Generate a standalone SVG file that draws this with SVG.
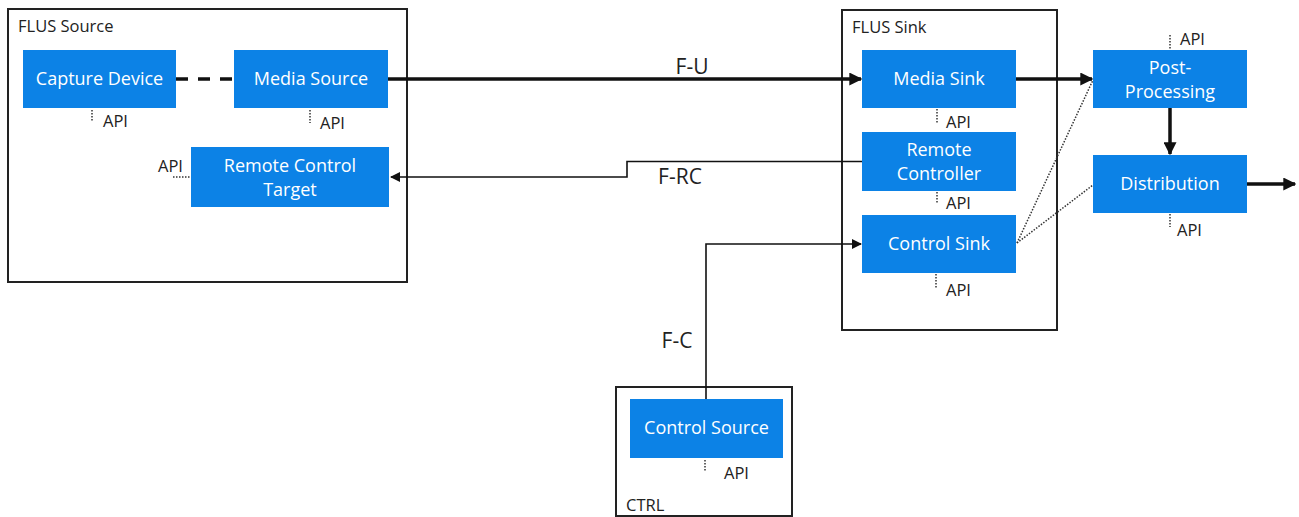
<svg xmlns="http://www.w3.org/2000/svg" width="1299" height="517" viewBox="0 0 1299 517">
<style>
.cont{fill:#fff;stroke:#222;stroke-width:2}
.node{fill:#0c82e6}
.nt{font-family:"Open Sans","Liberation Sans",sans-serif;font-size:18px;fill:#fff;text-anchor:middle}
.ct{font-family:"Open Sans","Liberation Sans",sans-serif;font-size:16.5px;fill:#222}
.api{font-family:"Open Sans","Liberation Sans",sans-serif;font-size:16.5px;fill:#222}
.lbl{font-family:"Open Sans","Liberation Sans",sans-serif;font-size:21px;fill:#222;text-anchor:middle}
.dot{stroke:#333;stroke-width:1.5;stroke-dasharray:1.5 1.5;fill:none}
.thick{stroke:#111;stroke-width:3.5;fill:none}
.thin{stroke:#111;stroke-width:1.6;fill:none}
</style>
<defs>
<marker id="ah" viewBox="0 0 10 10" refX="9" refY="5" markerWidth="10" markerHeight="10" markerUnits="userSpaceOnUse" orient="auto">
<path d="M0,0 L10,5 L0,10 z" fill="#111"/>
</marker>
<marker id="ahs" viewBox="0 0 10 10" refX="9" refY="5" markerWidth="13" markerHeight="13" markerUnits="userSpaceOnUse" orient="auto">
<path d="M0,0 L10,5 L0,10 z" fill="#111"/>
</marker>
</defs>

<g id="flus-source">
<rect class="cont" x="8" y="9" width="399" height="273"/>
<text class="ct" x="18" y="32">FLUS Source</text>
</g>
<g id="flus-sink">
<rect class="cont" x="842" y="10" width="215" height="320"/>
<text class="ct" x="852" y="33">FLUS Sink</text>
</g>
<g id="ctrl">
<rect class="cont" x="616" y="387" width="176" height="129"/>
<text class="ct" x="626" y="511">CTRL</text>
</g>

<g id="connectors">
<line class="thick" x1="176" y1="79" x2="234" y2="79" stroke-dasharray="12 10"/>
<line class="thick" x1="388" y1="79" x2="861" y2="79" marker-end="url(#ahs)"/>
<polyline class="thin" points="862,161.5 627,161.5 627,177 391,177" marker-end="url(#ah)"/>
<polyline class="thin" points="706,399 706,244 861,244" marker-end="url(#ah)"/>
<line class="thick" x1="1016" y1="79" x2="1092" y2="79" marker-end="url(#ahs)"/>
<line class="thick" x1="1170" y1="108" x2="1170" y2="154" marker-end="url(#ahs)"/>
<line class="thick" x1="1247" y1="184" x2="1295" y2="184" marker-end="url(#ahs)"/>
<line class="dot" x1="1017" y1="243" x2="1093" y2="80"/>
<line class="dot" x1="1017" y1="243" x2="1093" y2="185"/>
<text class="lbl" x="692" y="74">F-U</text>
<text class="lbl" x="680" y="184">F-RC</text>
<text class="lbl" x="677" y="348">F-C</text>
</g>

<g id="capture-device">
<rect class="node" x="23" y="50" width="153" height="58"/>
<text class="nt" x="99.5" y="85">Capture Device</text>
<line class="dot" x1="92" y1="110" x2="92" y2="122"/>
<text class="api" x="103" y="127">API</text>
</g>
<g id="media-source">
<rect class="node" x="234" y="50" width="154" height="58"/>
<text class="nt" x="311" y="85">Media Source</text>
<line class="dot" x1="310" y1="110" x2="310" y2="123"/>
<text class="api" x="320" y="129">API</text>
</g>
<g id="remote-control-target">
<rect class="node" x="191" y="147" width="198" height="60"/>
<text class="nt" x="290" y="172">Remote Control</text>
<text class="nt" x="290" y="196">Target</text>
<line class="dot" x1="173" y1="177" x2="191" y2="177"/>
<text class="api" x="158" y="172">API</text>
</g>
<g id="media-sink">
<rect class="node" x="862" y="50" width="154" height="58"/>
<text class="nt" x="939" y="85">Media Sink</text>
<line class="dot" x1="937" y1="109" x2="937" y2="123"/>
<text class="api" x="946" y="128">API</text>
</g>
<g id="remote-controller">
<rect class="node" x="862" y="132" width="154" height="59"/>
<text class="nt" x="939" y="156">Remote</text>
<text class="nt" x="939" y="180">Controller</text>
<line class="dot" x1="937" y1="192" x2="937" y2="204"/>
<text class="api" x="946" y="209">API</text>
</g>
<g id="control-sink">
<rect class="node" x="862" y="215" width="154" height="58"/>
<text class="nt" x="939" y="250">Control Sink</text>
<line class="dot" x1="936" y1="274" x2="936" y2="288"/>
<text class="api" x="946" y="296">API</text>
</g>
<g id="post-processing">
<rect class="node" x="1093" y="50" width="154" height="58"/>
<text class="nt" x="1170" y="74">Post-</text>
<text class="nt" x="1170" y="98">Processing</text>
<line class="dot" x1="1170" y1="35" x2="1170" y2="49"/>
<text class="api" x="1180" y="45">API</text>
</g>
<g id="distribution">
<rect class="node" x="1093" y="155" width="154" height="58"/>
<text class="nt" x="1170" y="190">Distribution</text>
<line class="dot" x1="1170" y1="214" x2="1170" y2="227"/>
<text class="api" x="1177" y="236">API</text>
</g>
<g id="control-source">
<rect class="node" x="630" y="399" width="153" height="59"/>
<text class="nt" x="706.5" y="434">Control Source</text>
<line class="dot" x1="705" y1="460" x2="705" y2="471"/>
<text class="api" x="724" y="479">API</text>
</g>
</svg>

▬▬▬▬▬▬▬▬▬▬

_Task requirements_.
Using the material above, return every line exactly as it appears, minus the pictures.

_Task answer_.
Generate a standalone SVG file that draws this with SVG.
<svg xmlns="http://www.w3.org/2000/svg" width="1299" height="517" viewBox="0 0 1299 517">
<style>
.cont{fill:#fff;stroke:#222;stroke-width:2}
.node{fill:#0c82e6}
.nt{font-family:"Open Sans","Liberation Sans",sans-serif;font-size:18px;fill:#fff;text-anchor:middle}
.ct{font-family:"Open Sans","Liberation Sans",sans-serif;font-size:16.5px;fill:#222}
.api{font-family:"Open Sans","Liberation Sans",sans-serif;font-size:16.5px;fill:#222}
.lbl{font-family:"Open Sans","Liberation Sans",sans-serif;font-size:21px;fill:#222;text-anchor:middle}
.dot{stroke:#333;stroke-width:1.5;stroke-dasharray:1.5 1.5;fill:none}
.thick{stroke:#111;stroke-width:3.5;fill:none}
.thin{stroke:#111;stroke-width:1.6;fill:none}
</style>
<defs>
<marker id="ah" viewBox="0 0 10 10" refX="9" refY="5" markerWidth="10" markerHeight="10" markerUnits="userSpaceOnUse" orient="auto">
<path d="M0,0 L10,5 L0,10 z" fill="#111"/>
</marker>
<marker id="ahs" viewBox="0 0 10 10" refX="9" refY="5" markerWidth="13" markerHeight="13" markerUnits="userSpaceOnUse" orient="auto">
<path d="M0,0 L10,5 L0,10 z" fill="#111"/>
</marker>
</defs>

<g id="flus-source">
<rect class="cont" x="8" y="9" width="399" height="273"/>
<text class="ct" x="18" y="32">FLUS Source</text>
</g>
<g id="flus-sink">
<rect class="cont" x="842" y="10" width="215" height="320"/>
<text class="ct" x="852" y="33">FLUS Sink</text>
</g>
<g id="ctrl">
<rect class="cont" x="616" y="387" width="176" height="129"/>
<text class="ct" x="626" y="511">CTRL</text>
</g>

<g id="connectors">
<line class="thick" x1="176" y1="79" x2="234" y2="79" stroke-dasharray="12 10"/>
<line class="thick" x1="388" y1="79" x2="861" y2="79" marker-end="url(#ahs)"/>
<polyline class="thin" points="862,161.5 627,161.5 627,177 391,177" marker-end="url(#ah)"/>
<polyline class="thin" points="706,399 706,244 861,244" marker-end="url(#ah)"/>
<line class="thick" x1="1016" y1="79" x2="1092" y2="79" marker-end="url(#ahs)"/>
<line class="thick" x1="1170" y1="108" x2="1170" y2="154" marker-end="url(#ahs)"/>
<line class="thick" x1="1247" y1="184" x2="1295" y2="184" marker-end="url(#ahs)"/>
<line class="dot" x1="1017" y1="243" x2="1093" y2="80"/>
<line class="dot" x1="1017" y1="243" x2="1093" y2="185"/>
<text class="lbl" x="692" y="74">F-U</text>
<text class="lbl" x="680" y="184">F-RC</text>
<text class="lbl" x="677" y="348">F-C</text>
</g>

<g id="capture-device">
<rect class="node" x="23" y="50" width="153" height="58"/>
<text class="nt" x="99.5" y="85">Capture Device</text>
<line class="dot" x1="92" y1="110" x2="92" y2="122"/>
<text class="api" x="103" y="127">API</text>
</g>
<g id="media-source">
<rect class="node" x="234" y="50" width="154" height="58"/>
<text class="nt" x="311" y="85">Media Source</text>
<line class="dot" x1="310" y1="110" x2="310" y2="123"/>
<text class="api" x="320" y="129">API</text>
</g>
<g id="remote-control-target">
<rect class="node" x="191" y="147" width="198" height="60"/>
<text class="nt" x="290" y="172">Remote Control</text>
<text class="nt" x="290" y="196">Target</text>
<line class="dot" x1="173" y1="177" x2="191" y2="177"/>
<text class="api" x="158" y="172">API</text>
</g>
<g id="media-sink">
<rect class="node" x="862" y="50" width="154" height="58"/>
<text class="nt" x="939" y="85">Media Sink</text>
<line class="dot" x1="937" y1="109" x2="937" y2="123"/>
<text class="api" x="946" y="128">API</text>
</g>
<g id="remote-controller">
<rect class="node" x="862" y="132" width="154" height="59"/>
<text class="nt" x="939" y="156">Remote</text>
<text class="nt" x="939" y="180">Controller</text>
<line class="dot" x1="937" y1="192" x2="937" y2="204"/>
<text class="api" x="946" y="209">API</text>
</g>
<g id="control-sink">
<rect class="node" x="862" y="215" width="154" height="58"/>
<text class="nt" x="939" y="250">Control Sink</text>
<line class="dot" x1="936" y1="274" x2="936" y2="288"/>
<text class="api" x="946" y="296">API</text>
</g>
<g id="post-processing">
<rect class="node" x="1093" y="50" width="154" height="58"/>
<text class="nt" x="1170" y="74">Post-</text>
<text class="nt" x="1170" y="98">Processing</text>
<line class="dot" x1="1170" y1="35" x2="1170" y2="49"/>
<text class="api" x="1180" y="45">API</text>
</g>
<g id="distribution">
<rect class="node" x="1093" y="155" width="154" height="58"/>
<text class="nt" x="1170" y="190">Distribution</text>
<line class="dot" x1="1170" y1="214" x2="1170" y2="227"/>
<text class="api" x="1177" y="236">API</text>
</g>
<g id="control-source">
<rect class="node" x="630" y="399" width="153" height="59"/>
<text class="nt" x="706.5" y="434">Control Source</text>
<line class="dot" x1="705" y1="460" x2="705" y2="471"/>
<text class="api" x="724" y="479">API</text>
</g>
</svg>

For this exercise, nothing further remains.